Personal assets are cars and recreational merchandise, like campers or ATVs. Your home and any other real estate you own is an asset. Business interests also count as assets.
Business assets could be real estate and business equipment.
And then there’s cash. It comes in the form of IRAs, retirement accounts, and checking and savings accounts. If you’ve pledged to put cash down on your loan, you must provide proof of where that cash comes from.
Why do banks want proof of assets? They want to make sure you aren’t taking out a loan with another bank for the cash down. Verify cash assets with statements, like retirement account statements or bank statements.
5. The Value of Your Collateral
If you’re applying for a secured loan, it means you plan to pledge collateral to the bank in exchange for a loan. And the value of that collateral matters for your loan approval.
Collateral is most important with real estate loans where the bank plans to take a mortgage on the property. But it also applies to term loans such as car loans and boat loans. The value of the collateral must support the loan amount.
And the value must also be within the loan policy guidelines of the bank. Banks use a measure called Loan to Value (LTV). And every bank has a guideline for the highest LTV that’s acceptable for the type of loan.
For real estate, banks like to see an LTV of 80% or less. Meaning the loan amount is 80% or less of the value of the real estate. The lower the LTV, the less risk the bank has to take.
6. The Type of Loan You Need
The type of loan is important because of the requirements the bank sets forth in their loan policy. Banks view business loans differently than personal loans.
As we mentioned in #5, the collateral makes a difference too. An unsecured loan has stricter guidelines for approval than a secured loan.
Also, revolving loans have different guidelines than term loans. A revolving loan usually has interest-only payments due.

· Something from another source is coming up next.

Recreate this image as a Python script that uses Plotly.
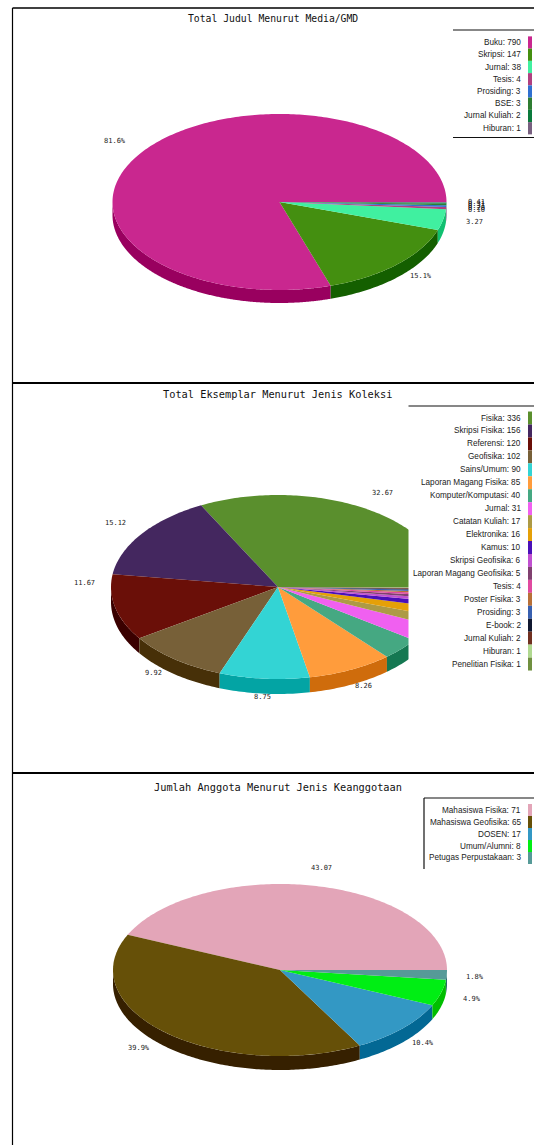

A term loan has a set stream of payments spread out over a specific term.
7. The Real Estate Market
If you’re looking for a real estate loan, the market has a say in your odds of approval. When real estate markets crash, banks are less likely to lend money on real estate.

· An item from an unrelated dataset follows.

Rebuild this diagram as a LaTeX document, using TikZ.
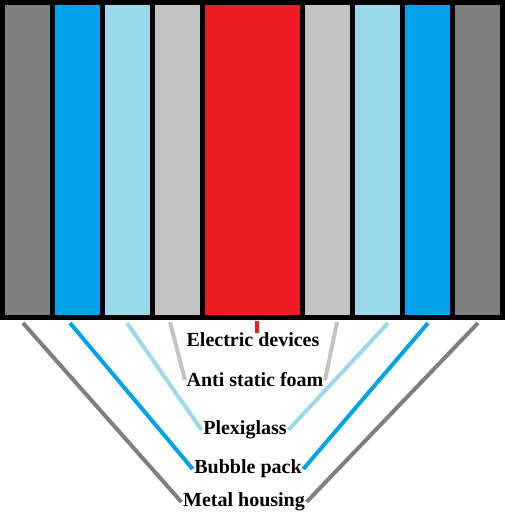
\documentclass[tikz,border=0pt]{standalone}
\usepackage{fontspec}
\setmainfont{Liberation Serif}
\usetikzlibrary{positioning}

\definecolor{housing}{RGB}{127,127,127}
\definecolor{bubble}{RGB}{0,162,232}
\definecolor{plexi}{RGB}{153,217,234}
\definecolor{foam}{RGB}{195,195,195}
\definecolor{device}{RGB}{237,28,36}

\begin{document}
\begin{tikzpicture}[
	x=1pt, y=-1pt,
	strip/.style={minimum width=45pt, minimum height=310pt, inner sep=0pt, outer sep=0pt},
	layertext/.style={font=\fontsize{20}{22}\selectfont\bfseries, inner sep=1.5pt},
	lead/.style={line width=4pt}
]
%/*
\useasboundingbox (0,0) rectangle (505,514);
\fill[black] (0,0) rectangle (505,320);

% layers, outside in
\foreach \x/\c/\n in {27.5/housing/hl, 77.5/bubble/bl, 127.5/plexi/pl, 177.5/foam/fl,
	327.5/foam/fr, 377.5/plexi/pr, 427.5/bubble/br, 477.5/housing/hr}
	\node[strip, fill=\c] (\n) at (\x,160) {};
\node[strip, fill=device, minimum width=95pt] (dev) at (252.5,160) {};

\node[layertext] (devices) at (253,340) {Electric devices};
\node[layertext] (foamtxt) at (255,380) {Anti static foam};
\node[layertext] (plexitxt) at (245,430) {Plexiglass};
\node[layertext] (bubbletxt) at (248,469) {Bubble pack};
\node[layertext] (metal) at (244,502) {Metal housing};

\coordinate (hls) at (23,323);
\coordinate (bls) at (70,323);
\coordinate (pls) at (127,323);
\coordinate (fls) at (170,322);
\coordinate (devs) at (257,321);
\coordinate (deve) at (257,333);
\coordinate (frs) at (337,322);
\coordinate (prs) at (388,323);
\coordinate (brs) at (428,323);
\coordinate (hrs) at (478,323);

\draw[lead, device] (devs) -- (deve);
\draw[lead, foam] (fls) -- (foamtxt.west);
\draw[lead, foam] (frs) -- (foamtxt.east);
\draw[lead, plexi] (pls) -- (plexitxt.west);
\draw[lead, plexi] (prs) -- (plexitxt.east);
\draw[lead, bubble] (bls) -- (bubbletxt.west);
\draw[lead, bubble] (brs) -- (bubbletxt.east);
\draw[lead, housing] (hls) -- (metal.west);
\draw[lead, housing] (hrs) -- (metal.east);
%*/
\end{tikzpicture}
\end{document}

The market also dictates how much the property is worth. During market highs, properties are worth more. That means the bank is willing to risk more money on a loan for that property.

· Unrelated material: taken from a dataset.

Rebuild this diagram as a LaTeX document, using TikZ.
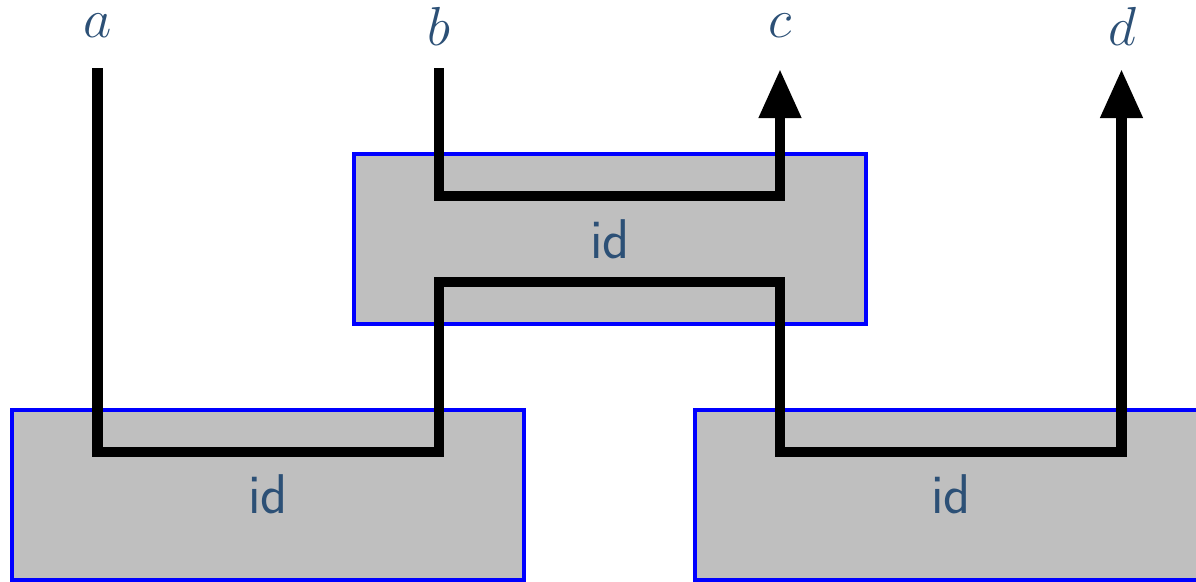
\documentclass[tikz,border=0pt]{standalone}
\usepackage{fontspec}
\usetikzlibrary{arrows.meta}
\definecolor{labelblue}{RGB}{44,80,118}
\definecolor{boxgray}{RGB}{191,191,191}
\tikzset{
  idbox/.style={draw=blue, line width=4pt, fill=boxgray, rectangle,
    minimum width=512pt, minimum height=170pt, inner sep=0pt,
    text=labelblue, font=\fontsize{56}{64}\selectfont\sffamily},
  wirelabel/.style={text=labelblue, font=\huge, scale=2.65, inner sep=0pt},
  wire/.style={line width=10.5pt, black, line join=miter},
  wirearrow/.style={wire, -{Triangle[length=49pt,width=40pt]}}
}
\begin{document}
\begin{tikzpicture}[x=1pt,y=-1pt]
\useasboundingbox (0,0) rectangle (1196,581);
\node[idbox] (boxL) at (268,494.5) {id};
\node[idbox] (boxR) at (951,494.5) {id};
\node[idbox] (boxM) at (610,239) {id};
\node[wirelabel] (la) at (97.5,25.5) {$a$};
\node[wirelabel] (lb) at (439,26.5) {$b$};
\node[wirelabel] (lc) at (780,25.5) {$c$};
\node[wirelabel] (ld) at (1122,26.5) {$d$};
\coordinate (sa) at (97.5,68);
\coordinate (sb) at (439,68);
\coordinate (ec) at (780,69);
\coordinate (ed) at (1121.5,69);
\draw[wirearrow] (sa) -- (97.5,452) -- (439,452) -- (439,282) -- (780,282) -- (780,452) -- (1121.5,452) -- (ed);
\draw[wirearrow] (sb) -- (439,196) -- (780,196) -- (ec);
\end{tikzpicture}
\end{document}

8. How Much Debt You Already Have
As we mentioned in #2, your income matters for your loan approval. But so does your debt.
The bank calculates D/I based on how much debt you have going forward. If you have lots of debt to service every month, your loan is less likely to get approved.
Plus, the amount of debt you have with the bank matters too. Banks must stay under certain lending limits with certain customers. They might need to pass on a loan if you’re over that limit in debt with that bank.
Know the Factors of Loan Approval
The loan approval process is not black and white. Knowing the approval factors ahead of time helps you keep your expectations in order during the application.
Remember that clean personal credit is essential for loan approval. You’ll need to prove where your income comes from and what assets you have to back up the loan. Down payments are important, especially with real estate loans.
The value of the collateral for the loan matters to the bank. And so does the real estate market. If the market isn’t humming, you might not get approved.
Also, the type of loan you’re looking for matters because the bank has different criteria for different types of loans. You may qualify for one type but not another. Finally, the amount of debt you’ve got also weighs on the bank’s decision.